__Work to complete__.
Retype the whole listing, please, keeping every line exact and dropping the pictures.

__Given data__.
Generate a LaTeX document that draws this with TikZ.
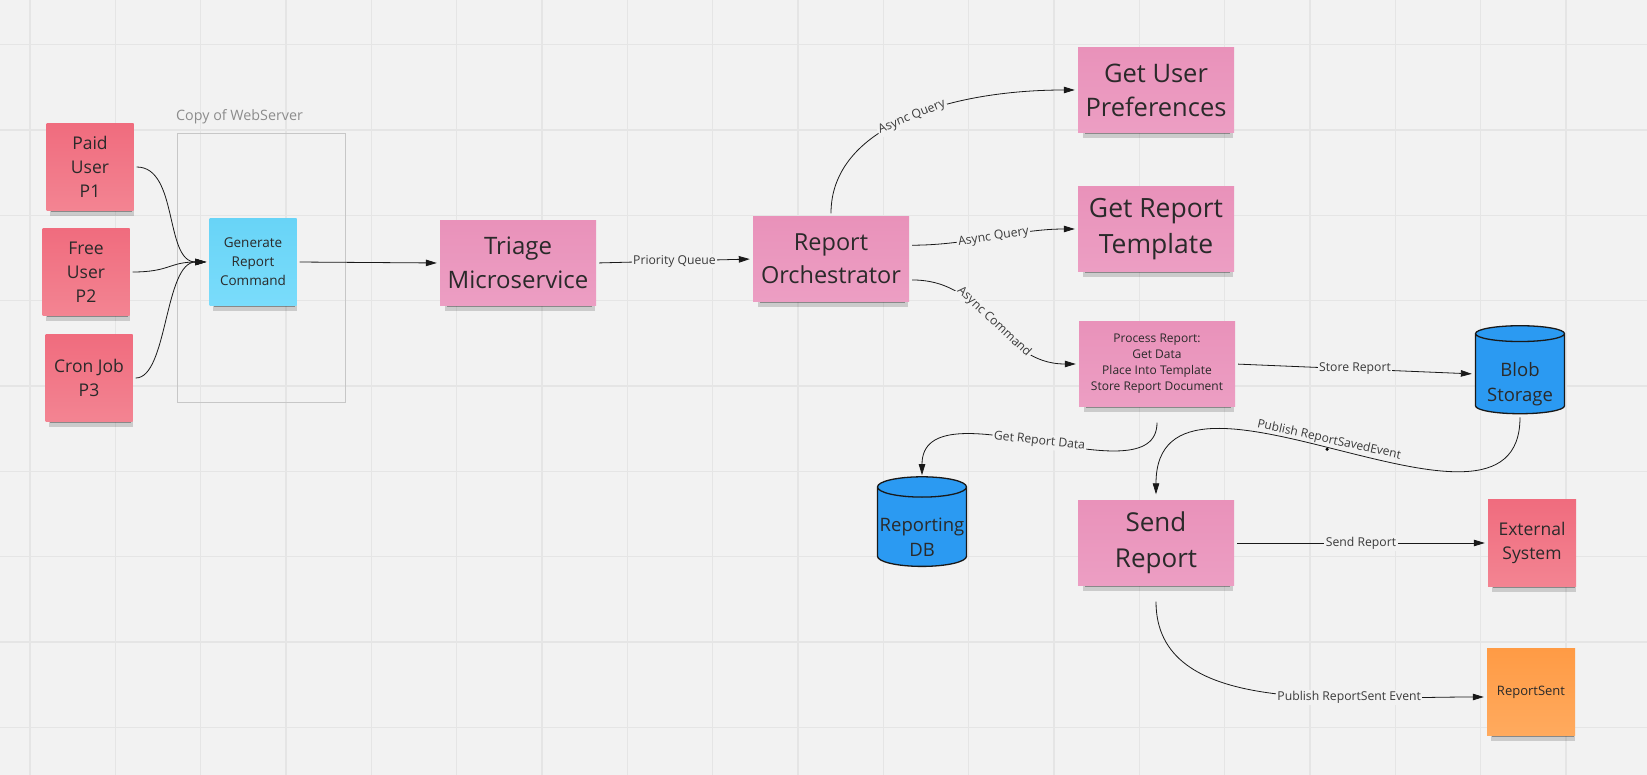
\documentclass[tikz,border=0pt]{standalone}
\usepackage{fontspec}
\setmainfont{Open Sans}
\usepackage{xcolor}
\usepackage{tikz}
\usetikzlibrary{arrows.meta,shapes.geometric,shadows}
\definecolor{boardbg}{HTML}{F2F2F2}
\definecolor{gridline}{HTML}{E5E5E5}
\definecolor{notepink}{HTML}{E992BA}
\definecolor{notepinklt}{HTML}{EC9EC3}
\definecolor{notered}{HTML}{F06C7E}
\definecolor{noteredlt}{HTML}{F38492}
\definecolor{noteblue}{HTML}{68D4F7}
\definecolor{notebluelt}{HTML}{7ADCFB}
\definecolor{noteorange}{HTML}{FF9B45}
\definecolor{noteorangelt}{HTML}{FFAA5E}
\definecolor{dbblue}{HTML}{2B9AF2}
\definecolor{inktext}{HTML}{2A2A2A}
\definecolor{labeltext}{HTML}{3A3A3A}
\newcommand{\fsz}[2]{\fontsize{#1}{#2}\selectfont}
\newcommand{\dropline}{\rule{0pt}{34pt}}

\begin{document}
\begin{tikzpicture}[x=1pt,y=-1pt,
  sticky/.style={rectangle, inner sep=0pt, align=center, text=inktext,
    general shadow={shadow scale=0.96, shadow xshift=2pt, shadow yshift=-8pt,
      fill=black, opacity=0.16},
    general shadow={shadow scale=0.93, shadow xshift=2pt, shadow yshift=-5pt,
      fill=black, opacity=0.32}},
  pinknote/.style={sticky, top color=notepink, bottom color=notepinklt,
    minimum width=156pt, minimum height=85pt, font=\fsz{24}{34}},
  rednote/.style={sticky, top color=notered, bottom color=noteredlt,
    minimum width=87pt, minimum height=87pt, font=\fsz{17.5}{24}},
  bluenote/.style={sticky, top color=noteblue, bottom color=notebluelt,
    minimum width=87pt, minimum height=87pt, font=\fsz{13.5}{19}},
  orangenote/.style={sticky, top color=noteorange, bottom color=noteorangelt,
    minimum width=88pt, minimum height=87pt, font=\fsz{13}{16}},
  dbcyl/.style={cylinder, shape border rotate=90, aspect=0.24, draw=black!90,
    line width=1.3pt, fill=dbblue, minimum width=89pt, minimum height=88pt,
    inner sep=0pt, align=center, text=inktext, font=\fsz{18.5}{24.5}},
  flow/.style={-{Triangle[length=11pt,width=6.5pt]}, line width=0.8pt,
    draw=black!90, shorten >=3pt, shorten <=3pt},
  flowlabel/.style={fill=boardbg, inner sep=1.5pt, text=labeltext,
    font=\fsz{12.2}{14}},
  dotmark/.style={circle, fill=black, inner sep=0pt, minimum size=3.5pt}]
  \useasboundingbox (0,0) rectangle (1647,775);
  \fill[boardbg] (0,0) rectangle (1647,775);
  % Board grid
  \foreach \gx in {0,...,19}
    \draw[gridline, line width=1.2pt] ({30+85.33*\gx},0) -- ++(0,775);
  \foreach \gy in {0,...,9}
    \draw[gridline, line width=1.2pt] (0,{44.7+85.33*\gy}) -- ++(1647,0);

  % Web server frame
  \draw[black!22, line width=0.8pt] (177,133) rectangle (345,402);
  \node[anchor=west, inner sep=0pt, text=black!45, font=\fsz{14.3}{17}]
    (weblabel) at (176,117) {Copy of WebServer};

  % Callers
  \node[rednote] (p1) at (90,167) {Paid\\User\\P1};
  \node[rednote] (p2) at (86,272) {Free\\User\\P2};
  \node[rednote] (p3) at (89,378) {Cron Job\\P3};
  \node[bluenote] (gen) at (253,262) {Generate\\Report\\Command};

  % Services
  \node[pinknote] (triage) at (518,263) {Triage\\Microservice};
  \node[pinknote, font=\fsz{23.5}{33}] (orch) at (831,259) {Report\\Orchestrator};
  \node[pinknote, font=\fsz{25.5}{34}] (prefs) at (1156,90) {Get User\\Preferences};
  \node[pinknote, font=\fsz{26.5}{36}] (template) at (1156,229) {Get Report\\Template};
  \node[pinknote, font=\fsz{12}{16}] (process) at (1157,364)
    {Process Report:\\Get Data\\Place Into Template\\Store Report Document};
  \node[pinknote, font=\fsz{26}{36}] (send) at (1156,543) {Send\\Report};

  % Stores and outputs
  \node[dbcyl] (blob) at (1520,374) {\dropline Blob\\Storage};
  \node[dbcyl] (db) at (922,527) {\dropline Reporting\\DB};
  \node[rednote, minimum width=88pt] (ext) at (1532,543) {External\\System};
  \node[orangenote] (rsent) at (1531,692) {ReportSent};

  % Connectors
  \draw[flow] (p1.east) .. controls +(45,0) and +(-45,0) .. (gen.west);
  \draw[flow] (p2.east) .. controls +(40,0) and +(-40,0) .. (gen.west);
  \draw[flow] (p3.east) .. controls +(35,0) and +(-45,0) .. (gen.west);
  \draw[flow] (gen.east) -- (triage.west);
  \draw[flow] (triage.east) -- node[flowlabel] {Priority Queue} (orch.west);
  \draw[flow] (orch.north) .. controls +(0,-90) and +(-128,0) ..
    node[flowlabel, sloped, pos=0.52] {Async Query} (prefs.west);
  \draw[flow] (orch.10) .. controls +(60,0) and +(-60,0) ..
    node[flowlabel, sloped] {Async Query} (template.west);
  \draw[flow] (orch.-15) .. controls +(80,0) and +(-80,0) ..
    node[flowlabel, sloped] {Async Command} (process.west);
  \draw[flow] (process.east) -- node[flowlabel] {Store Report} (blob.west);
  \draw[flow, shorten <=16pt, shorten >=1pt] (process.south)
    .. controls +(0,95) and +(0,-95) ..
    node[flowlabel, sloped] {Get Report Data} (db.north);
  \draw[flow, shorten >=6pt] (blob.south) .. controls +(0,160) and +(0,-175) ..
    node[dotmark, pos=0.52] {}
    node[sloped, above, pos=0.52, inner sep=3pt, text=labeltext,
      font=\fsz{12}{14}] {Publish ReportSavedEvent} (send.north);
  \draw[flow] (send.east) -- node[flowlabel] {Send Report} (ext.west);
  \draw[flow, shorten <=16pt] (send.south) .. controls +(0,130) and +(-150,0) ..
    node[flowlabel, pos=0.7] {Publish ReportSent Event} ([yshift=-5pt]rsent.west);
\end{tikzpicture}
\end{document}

__Answer for this exercise__.
Generate a LaTeX document that draws this with TikZ.
\documentclass[tikz,border=0pt]{standalone}
\usepackage{fontspec}
\setmainfont{Open Sans}
\usepackage{xcolor}
\usepackage{tikz}
\usetikzlibrary{arrows.meta,shapes.geometric,shadows}
\definecolor{boardbg}{HTML}{F2F2F2}
\definecolor{gridline}{HTML}{E5E5E5}
\definecolor{notepink}{HTML}{E992BA}
\definecolor{notepinklt}{HTML}{EC9EC3}
\definecolor{notered}{HTML}{F06C7E}
\definecolor{noteredlt}{HTML}{F38492}
\definecolor{noteblue}{HTML}{68D4F7}
\definecolor{notebluelt}{HTML}{7ADCFB}
\definecolor{noteorange}{HTML}{FF9B45}
\definecolor{noteorangelt}{HTML}{FFAA5E}
\definecolor{dbblue}{HTML}{2B9AF2}
\definecolor{inktext}{HTML}{2A2A2A}
\definecolor{labeltext}{HTML}{3A3A3A}
\newcommand{\fsz}[2]{\fontsize{#1}{#2}\selectfont}
\newcommand{\dropline}{\rule{0pt}{34pt}}

\begin{document}
\begin{tikzpicture}[x=1pt,y=-1pt,
  sticky/.style={rectangle, inner sep=0pt, align=center, text=inktext,
    general shadow={shadow scale=0.96, shadow xshift=2pt, shadow yshift=-8pt,
      fill=black, opacity=0.16},
    general shadow={shadow scale=0.93, shadow xshift=2pt, shadow yshift=-5pt,
      fill=black, opacity=0.32}},
  pinknote/.style={sticky, top color=notepink, bottom color=notepinklt,
    minimum width=156pt, minimum height=85pt, font=\fsz{24}{34}},
  rednote/.style={sticky, top color=notered, bottom color=noteredlt,
    minimum width=87pt, minimum height=87pt, font=\fsz{17.5}{24}},
  bluenote/.style={sticky, top color=noteblue, bottom color=notebluelt,
    minimum width=87pt, minimum height=87pt, font=\fsz{13.5}{19}},
  orangenote/.style={sticky, top color=noteorange, bottom color=noteorangelt,
    minimum width=88pt, minimum height=87pt, font=\fsz{13}{16}},
  dbcyl/.style={cylinder, shape border rotate=90, aspect=0.24, draw=black!90,
    line width=1.3pt, fill=dbblue, minimum width=89pt, minimum height=88pt,
    inner sep=0pt, align=center, text=inktext, font=\fsz{18.5}{24.5}},
  flow/.style={-{Triangle[length=11pt,width=6.5pt]}, line width=0.8pt,
    draw=black!90, shorten >=3pt, shorten <=3pt},
  flowlabel/.style={fill=boardbg, inner sep=1.5pt, text=labeltext,
    font=\fsz{12.2}{14}},
  dotmark/.style={circle, fill=black, inner sep=0pt, minimum size=3.5pt}]
  \useasboundingbox (0,0) rectangle (1647,775);
  \fill[boardbg] (0,0) rectangle (1647,775);
  % Board grid
  \foreach \gx in {0,...,19}
    \draw[gridline, line width=1.2pt] ({30+85.33*\gx},0) -- ++(0,775);
  \foreach \gy in {0,...,9}
    \draw[gridline, line width=1.2pt] (0,{44.7+85.33*\gy}) -- ++(1647,0);

  % Web server frame
  \draw[black!22, line width=0.8pt] (177,133) rectangle (345,402);
  \node[anchor=west, inner sep=0pt, text=black!45, font=\fsz{14.3}{17}]
    (weblabel) at (176,117) {Copy of WebServer};

  % Callers
  \node[rednote] (p1) at (90,167) {Paid\\User\\P1};
  \node[rednote] (p2) at (86,272) {Free\\User\\P2};
  \node[rednote] (p3) at (89,378) {Cron Job\\P3};
  \node[bluenote] (gen) at (253,262) {Generate\\Report\\Command};

  % Services
  \node[pinknote] (triage) at (518,263) {Triage\\Microservice};
  \node[pinknote, font=\fsz{23.5}{33}] (orch) at (831,259) {Report\\Orchestrator};
  \node[pinknote, font=\fsz{25.5}{34}] (prefs) at (1156,90) {Get User\\Preferences};
  \node[pinknote, font=\fsz{26.5}{36}] (template) at (1156,229) {Get Report\\Template};
  \node[pinknote, font=\fsz{12}{16}] (process) at (1157,364)
    {Process Report:\\Get Data\\Place Into Template\\Store Report Document};
  \node[pinknote, font=\fsz{26}{36}] (send) at (1156,543) {Send\\Report};

  % Stores and outputs
  \node[dbcyl] (blob) at (1520,374) {\dropline Blob\\Storage};
  \node[dbcyl] (db) at (922,527) {\dropline Reporting\\DB};
  \node[rednote, minimum width=88pt] (ext) at (1532,543) {External\\System};
  \node[orangenote] (rsent) at (1531,692) {ReportSent};

  % Connectors
  \draw[flow] (p1.east) .. controls +(45,0) and +(-45,0) .. (gen.west);
  \draw[flow] (p2.east) .. controls +(40,0) and +(-40,0) .. (gen.west);
  \draw[flow] (p3.east) .. controls +(35,0) and +(-45,0) .. (gen.west);
  \draw[flow] (gen.east) -- (triage.west);
  \draw[flow] (triage.east) -- node[flowlabel] {Priority Queue} (orch.west);
  \draw[flow] (orch.north) .. controls +(0,-90) and +(-128,0) ..
    node[flowlabel, sloped, pos=0.52] {Async Query} (prefs.west);
  \draw[flow] (orch.10) .. controls +(60,0) and +(-60,0) ..
    node[flowlabel, sloped] {Async Query} (template.west);
  \draw[flow] (orch.-15) .. controls +(80,0) and +(-80,0) ..
    node[flowlabel, sloped] {Async Command} (process.west);
  \draw[flow] (process.east) -- node[flowlabel] {Store Report} (blob.west);
  \draw[flow, shorten <=16pt, shorten >=1pt] (process.south)
    .. controls +(0,95) and +(0,-95) ..
    node[flowlabel, sloped] {Get Report Data} (db.north);
  \draw[flow, shorten >=6pt] (blob.south) .. controls +(0,160) and +(0,-175) ..
    node[dotmark, pos=0.52] {}
    node[sloped, above, pos=0.52, inner sep=3pt, text=labeltext,
      font=\fsz{12}{14}] {Publish ReportSavedEvent} (send.north);
  \draw[flow] (send.east) -- node[flowlabel] {Send Report} (ext.west);
  \draw[flow, shorten <=16pt] (send.south) .. controls +(0,130) and +(-150,0) ..
    node[flowlabel, pos=0.7] {Publish ReportSent Event} ([yshift=-5pt]rsent.west);
\end{tikzpicture}
\end{document}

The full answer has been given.